The Ugandan parliamentary committee on natural resources also instituted investigations into the matter but the speaker halted the proceedings citing sub judice. The real estate business is simpler.

Through his estate holding company, Meera Investments—named after his first daughter—Sudhir owns at least 300 residential and commercial properties in Uganda, from Crane Chambers in the central business district, to scores of apartment blocks, shopping centers, office buildings and tracts of valuable land. He estimates his rent is around $600 million a year from his real estate.

His five-star Speke Resort and Conference Centre, situated on 75 acres, by the shores of Lake Victoria near Kampala, played host to the 2007 Commonwealth Heads of Government Meeting, which drew 59 leaders.
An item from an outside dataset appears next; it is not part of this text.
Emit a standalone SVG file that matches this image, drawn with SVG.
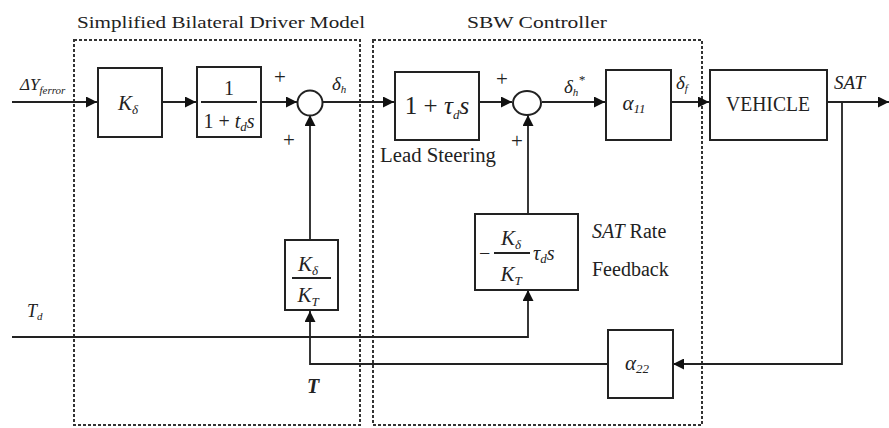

Built for the Commonwealth meeting, the resort has 780 rooms, 10 conference rooms, a 1,000-seat ballroom and nine meeting rooms that can accommodate groups ranging from 10 to 300 people. It also has Uganda’s only Olympic size swimming pool, an equestrian center and a host of bars and restaurants.

The plush hotel, worth around $165 million, caught the eye of the late Libyan president, Muammar Gaddafi, who tried to buy it for $120 million. Sudhir turned him down.
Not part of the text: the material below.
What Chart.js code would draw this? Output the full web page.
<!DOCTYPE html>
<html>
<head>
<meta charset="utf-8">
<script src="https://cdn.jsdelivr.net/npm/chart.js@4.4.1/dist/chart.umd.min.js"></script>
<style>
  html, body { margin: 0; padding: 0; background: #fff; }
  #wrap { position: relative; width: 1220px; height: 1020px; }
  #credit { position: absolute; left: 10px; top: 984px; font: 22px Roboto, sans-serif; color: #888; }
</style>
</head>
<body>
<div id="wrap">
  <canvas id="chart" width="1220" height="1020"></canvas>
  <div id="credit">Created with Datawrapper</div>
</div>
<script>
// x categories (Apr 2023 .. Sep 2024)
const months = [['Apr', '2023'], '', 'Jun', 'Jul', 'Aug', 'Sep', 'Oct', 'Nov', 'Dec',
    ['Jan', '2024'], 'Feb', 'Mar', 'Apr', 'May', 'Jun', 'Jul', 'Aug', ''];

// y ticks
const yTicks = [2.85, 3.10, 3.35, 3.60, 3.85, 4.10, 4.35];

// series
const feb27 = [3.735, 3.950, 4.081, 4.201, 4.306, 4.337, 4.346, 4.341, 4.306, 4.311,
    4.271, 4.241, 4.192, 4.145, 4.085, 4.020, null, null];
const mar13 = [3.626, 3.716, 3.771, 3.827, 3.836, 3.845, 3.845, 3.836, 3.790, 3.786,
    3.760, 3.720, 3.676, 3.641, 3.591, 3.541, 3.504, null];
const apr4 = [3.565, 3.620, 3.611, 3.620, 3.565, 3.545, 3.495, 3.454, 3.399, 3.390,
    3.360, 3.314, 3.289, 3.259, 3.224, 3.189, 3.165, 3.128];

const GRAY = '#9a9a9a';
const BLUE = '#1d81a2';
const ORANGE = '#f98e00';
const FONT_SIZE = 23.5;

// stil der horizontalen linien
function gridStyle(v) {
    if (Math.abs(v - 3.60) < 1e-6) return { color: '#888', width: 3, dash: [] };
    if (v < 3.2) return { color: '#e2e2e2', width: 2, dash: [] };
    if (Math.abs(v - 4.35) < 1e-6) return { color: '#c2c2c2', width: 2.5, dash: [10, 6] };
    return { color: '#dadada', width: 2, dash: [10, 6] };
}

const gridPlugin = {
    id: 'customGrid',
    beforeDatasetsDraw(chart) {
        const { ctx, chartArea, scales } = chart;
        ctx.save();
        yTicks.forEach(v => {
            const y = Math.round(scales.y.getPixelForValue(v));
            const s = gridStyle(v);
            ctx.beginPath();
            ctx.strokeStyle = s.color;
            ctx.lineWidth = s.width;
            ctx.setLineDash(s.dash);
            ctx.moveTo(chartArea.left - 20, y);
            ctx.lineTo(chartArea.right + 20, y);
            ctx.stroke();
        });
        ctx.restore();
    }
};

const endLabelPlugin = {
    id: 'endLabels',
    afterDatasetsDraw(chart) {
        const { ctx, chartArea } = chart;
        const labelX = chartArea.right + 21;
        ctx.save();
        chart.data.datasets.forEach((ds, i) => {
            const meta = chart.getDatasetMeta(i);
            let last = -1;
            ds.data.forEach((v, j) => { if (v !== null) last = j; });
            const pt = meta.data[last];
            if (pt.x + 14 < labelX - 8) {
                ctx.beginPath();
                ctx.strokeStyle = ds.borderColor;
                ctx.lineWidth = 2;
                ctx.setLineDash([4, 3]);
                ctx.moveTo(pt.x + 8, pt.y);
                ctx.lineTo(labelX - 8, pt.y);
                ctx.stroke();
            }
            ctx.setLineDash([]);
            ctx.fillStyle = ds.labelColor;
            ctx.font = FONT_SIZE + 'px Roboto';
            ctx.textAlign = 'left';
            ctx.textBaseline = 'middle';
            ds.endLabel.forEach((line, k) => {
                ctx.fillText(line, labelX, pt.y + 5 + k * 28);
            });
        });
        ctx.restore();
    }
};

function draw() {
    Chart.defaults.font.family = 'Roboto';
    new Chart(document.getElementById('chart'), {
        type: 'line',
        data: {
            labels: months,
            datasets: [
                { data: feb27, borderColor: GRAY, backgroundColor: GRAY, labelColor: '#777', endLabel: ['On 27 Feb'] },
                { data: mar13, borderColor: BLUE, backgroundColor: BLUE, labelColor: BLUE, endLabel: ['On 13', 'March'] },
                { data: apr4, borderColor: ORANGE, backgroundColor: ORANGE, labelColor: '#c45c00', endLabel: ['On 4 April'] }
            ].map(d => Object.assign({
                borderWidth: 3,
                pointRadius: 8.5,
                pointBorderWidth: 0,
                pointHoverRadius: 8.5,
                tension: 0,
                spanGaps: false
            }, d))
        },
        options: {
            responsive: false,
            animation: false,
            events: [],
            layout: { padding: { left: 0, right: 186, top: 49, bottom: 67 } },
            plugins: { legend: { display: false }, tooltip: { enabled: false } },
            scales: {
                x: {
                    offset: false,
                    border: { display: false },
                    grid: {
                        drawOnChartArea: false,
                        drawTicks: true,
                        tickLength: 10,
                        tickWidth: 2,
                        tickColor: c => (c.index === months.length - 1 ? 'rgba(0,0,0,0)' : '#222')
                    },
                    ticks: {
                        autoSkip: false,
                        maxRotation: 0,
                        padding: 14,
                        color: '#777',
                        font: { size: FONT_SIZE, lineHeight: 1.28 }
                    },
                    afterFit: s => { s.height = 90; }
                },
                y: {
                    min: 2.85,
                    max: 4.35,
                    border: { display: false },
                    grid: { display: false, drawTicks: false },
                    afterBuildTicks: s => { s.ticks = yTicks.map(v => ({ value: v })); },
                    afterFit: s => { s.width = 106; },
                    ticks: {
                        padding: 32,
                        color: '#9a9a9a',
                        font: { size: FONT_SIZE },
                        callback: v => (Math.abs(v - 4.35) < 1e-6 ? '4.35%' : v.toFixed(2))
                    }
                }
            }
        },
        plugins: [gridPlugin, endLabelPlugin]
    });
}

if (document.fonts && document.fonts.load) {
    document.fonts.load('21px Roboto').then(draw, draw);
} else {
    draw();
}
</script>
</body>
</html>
His other assets include Speke Hotel, Kabira Country Club and Speke apartments, all high-end facilities in prime zones of Kampala and worth millions of dollars.

Sudhir also bought Victoria University from Edulink Holdings Ltd to add to his educational institutions portfolio already comprising of Kampala International School Uganda (KISU) and Kampala Parents’ School. The institutions are worth more than $40 million.

Asked what guides his investment, Sudhir says it is instinctive risk taking rather than feasibility studies.

“In Africa, feasibility studies are a waste of time. It’s about ability to see opportunity and take it up. If you did feasibility studies for a country like Uganda, you would never do anything,” he says.

Sudhir, the man who drove a cab for pennies and turned down Gaddafi, can never be accused of shrinking from a challenge.